Yeah. You may have dropped or flunked every science class you ever took (like I did), but deep in our brains we recognize these chemicals. “It’s all there,” Jackie said. “It’s just a chemical that bonds to a receptor that triggers your mind: ‘oh, we remember this one.’”
Here’s another one. Say you get notes of movie theater popcorn butter when you try a bourbon. That’s diacetyl. It comes from the corn.
That old book I was getting from the I.W. Harper? Book = paper = wood = sugar that’s gone stale, Zykan said. (When she gets that note she calls it the inside of a dresser drawer in an antique mall.)
It’s just whiskey
Sure, at the end of the day, it’s great to be able to rattle off some obscure tasting note that you’ve discovered in a bourbon. But “it doesn’t always happen,” Zykan said.

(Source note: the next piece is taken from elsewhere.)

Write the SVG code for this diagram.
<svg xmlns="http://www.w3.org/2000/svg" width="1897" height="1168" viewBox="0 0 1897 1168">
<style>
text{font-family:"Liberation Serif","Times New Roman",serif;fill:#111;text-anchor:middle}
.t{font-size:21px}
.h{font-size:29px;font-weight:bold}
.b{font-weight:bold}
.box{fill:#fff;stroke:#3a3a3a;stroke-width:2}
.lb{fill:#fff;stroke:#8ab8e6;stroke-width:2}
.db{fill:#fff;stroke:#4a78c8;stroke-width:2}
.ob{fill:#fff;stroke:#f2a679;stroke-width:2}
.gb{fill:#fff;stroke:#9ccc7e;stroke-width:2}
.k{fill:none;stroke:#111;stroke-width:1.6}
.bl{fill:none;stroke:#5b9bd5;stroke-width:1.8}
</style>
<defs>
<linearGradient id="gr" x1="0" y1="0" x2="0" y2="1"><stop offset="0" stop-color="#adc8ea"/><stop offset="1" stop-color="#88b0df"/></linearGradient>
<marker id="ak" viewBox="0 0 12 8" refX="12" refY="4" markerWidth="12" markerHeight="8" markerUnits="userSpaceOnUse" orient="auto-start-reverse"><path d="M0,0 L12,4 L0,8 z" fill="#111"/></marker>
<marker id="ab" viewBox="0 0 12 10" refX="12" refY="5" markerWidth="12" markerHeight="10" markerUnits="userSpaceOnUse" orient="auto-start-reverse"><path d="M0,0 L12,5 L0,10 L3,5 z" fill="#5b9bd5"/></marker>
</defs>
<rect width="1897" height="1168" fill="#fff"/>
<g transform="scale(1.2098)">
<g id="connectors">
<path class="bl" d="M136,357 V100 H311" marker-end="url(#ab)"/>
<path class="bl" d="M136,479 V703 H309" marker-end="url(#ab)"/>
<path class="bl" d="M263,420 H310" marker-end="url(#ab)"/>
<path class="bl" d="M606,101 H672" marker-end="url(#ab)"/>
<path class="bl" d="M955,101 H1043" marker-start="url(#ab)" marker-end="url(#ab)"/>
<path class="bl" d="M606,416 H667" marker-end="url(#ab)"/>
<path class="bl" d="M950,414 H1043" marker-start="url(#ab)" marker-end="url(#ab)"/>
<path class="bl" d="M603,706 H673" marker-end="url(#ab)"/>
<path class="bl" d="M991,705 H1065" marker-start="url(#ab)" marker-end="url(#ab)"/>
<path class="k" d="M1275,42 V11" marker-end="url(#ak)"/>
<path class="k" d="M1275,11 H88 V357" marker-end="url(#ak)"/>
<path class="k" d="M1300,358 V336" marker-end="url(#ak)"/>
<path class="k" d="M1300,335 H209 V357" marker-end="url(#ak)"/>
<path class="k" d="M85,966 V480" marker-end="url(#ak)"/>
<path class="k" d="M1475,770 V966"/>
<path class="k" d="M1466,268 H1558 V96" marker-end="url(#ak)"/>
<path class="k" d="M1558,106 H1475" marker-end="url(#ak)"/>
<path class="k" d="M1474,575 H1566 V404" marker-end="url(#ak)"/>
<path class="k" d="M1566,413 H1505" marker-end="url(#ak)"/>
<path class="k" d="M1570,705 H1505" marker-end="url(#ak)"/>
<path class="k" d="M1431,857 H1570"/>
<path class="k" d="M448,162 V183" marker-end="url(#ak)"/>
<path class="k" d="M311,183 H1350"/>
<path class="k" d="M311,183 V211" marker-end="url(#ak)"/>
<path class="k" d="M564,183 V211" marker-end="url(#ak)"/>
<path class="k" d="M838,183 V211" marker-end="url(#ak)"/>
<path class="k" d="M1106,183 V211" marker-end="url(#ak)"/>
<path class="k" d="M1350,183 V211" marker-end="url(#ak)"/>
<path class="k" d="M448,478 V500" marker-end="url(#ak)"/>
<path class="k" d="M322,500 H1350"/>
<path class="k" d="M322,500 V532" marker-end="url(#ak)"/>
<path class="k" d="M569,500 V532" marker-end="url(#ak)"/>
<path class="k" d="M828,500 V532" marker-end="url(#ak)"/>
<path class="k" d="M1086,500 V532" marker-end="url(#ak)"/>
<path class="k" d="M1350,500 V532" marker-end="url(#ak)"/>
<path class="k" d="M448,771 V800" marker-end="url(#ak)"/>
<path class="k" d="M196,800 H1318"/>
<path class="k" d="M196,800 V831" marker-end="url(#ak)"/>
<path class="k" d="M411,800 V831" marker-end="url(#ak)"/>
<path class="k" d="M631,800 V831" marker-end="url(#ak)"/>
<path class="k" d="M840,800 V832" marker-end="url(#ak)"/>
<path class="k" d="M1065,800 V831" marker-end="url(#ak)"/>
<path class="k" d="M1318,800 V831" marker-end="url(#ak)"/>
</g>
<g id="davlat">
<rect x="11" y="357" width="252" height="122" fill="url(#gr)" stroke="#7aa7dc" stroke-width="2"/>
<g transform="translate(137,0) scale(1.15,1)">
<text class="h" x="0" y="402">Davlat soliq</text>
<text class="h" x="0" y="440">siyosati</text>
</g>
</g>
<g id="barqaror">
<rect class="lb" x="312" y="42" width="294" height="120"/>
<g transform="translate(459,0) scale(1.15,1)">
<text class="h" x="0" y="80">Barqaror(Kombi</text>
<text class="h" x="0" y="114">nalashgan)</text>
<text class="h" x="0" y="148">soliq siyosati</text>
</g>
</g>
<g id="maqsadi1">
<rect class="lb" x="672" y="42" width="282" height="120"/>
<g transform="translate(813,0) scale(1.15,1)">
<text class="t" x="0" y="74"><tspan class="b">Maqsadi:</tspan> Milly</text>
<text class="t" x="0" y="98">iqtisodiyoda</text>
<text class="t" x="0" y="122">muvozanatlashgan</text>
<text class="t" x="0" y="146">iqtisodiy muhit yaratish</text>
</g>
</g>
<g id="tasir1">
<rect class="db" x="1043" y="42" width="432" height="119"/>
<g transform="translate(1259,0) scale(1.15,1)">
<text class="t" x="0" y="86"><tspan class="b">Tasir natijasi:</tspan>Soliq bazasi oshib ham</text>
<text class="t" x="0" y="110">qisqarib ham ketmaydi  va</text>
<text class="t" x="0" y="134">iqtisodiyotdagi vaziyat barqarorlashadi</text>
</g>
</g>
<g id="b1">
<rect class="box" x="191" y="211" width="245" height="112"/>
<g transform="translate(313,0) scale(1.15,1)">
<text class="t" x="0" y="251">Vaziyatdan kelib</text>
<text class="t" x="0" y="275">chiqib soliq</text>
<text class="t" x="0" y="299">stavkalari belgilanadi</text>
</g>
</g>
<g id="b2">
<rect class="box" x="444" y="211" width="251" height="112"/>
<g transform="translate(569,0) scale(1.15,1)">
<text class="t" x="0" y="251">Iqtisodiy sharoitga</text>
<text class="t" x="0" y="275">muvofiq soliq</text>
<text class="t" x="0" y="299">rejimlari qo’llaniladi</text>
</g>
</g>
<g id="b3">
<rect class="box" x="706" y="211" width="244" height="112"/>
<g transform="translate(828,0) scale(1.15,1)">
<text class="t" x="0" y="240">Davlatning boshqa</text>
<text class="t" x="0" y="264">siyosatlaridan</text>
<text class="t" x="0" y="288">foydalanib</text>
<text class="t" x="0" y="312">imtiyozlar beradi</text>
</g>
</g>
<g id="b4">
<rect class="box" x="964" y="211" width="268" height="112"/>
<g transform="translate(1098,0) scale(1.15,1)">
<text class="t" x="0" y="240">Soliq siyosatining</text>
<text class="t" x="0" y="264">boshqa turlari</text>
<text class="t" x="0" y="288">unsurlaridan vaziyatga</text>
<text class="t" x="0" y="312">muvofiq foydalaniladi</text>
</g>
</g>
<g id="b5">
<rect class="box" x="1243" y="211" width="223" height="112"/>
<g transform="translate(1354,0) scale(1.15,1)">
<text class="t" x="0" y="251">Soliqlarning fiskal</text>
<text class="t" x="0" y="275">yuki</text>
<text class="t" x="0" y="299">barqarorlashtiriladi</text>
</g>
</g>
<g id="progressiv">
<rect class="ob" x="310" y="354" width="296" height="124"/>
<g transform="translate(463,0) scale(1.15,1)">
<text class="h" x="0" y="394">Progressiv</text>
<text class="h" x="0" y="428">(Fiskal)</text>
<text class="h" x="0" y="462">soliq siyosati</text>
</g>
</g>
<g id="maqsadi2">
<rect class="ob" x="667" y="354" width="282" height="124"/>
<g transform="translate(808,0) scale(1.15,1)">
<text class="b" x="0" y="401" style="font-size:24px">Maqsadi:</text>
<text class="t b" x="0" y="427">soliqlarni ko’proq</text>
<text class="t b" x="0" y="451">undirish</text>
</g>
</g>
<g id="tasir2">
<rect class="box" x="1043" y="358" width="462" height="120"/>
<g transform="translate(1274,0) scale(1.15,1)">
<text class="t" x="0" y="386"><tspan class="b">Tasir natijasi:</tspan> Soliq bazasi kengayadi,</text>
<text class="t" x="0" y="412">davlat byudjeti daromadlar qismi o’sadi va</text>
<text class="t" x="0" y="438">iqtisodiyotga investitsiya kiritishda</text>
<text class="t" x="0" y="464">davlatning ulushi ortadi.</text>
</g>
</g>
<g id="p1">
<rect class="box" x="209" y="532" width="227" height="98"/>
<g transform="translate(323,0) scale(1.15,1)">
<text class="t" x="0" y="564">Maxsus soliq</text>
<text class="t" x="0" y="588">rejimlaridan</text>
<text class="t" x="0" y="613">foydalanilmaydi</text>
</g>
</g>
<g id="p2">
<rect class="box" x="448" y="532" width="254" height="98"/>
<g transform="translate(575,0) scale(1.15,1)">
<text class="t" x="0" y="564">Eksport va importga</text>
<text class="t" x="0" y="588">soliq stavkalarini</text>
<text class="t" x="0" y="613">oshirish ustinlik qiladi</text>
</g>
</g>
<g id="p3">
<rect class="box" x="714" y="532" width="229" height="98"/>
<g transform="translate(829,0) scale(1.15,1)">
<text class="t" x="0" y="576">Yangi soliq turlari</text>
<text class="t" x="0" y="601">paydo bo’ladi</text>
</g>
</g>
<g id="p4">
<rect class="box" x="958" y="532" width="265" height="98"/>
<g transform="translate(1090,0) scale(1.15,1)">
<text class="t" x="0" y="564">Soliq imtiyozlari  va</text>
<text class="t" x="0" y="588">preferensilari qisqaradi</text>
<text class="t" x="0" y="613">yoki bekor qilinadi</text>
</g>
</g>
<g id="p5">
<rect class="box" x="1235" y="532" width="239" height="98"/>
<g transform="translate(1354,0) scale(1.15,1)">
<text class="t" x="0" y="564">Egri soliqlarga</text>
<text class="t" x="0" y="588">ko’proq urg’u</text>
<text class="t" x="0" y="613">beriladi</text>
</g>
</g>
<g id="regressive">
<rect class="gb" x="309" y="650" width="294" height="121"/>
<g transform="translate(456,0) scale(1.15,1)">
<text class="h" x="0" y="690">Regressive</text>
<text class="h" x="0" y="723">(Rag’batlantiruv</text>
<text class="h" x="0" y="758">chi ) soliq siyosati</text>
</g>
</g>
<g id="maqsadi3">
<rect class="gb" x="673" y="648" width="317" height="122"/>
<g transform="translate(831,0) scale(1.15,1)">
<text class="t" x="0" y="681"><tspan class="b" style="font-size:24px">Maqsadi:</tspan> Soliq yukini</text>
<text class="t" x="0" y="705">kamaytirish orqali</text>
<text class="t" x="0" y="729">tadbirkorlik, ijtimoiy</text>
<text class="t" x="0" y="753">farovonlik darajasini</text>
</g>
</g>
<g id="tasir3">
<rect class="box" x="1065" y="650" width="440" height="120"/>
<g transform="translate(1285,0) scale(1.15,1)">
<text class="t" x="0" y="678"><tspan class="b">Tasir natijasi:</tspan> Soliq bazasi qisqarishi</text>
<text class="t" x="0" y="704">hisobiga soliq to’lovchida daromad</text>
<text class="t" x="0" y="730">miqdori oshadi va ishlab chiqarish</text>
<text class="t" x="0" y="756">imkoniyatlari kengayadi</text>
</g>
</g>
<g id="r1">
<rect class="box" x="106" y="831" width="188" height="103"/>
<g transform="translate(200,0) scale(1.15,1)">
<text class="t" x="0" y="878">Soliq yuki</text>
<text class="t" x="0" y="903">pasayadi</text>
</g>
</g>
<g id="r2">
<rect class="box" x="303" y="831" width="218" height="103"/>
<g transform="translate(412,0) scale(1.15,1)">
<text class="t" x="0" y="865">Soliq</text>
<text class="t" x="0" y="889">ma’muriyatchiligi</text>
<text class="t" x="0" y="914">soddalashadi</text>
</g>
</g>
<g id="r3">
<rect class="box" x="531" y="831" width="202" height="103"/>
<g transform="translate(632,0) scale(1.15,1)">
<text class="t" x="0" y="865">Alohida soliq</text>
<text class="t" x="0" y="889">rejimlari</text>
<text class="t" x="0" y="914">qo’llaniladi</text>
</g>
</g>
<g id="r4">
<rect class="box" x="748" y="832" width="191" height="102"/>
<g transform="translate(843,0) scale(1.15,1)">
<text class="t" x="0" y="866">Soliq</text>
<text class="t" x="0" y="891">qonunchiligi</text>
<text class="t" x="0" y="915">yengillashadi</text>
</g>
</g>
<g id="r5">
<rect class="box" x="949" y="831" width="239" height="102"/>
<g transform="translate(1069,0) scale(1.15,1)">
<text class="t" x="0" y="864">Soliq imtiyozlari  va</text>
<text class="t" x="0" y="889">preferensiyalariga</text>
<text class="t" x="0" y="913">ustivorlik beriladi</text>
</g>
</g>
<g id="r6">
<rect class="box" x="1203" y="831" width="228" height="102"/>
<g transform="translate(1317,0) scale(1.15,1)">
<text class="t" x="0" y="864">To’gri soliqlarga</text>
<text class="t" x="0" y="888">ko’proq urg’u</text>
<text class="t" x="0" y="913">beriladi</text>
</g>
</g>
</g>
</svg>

“I think we have this idea that we’re supposed to have the answer,” she said. Consider this. “Someone pays me to do this and it takes me a full day in silence and many breaks eating a whole lot of carbs to get through writing exact tasting notes. And in all honesty, I get through and when it hits the bottle I taste it and I say, ‘well, I was wrong.’”
“There’s nothing to be intimated about—ever ever ever,” she said. “Can we all get back to what makes it so awesome in the first place? Just being able to talk through it, taste through it. Whether you taste something specific or not, guess what? You still won because you just drank a glass of whiskey.”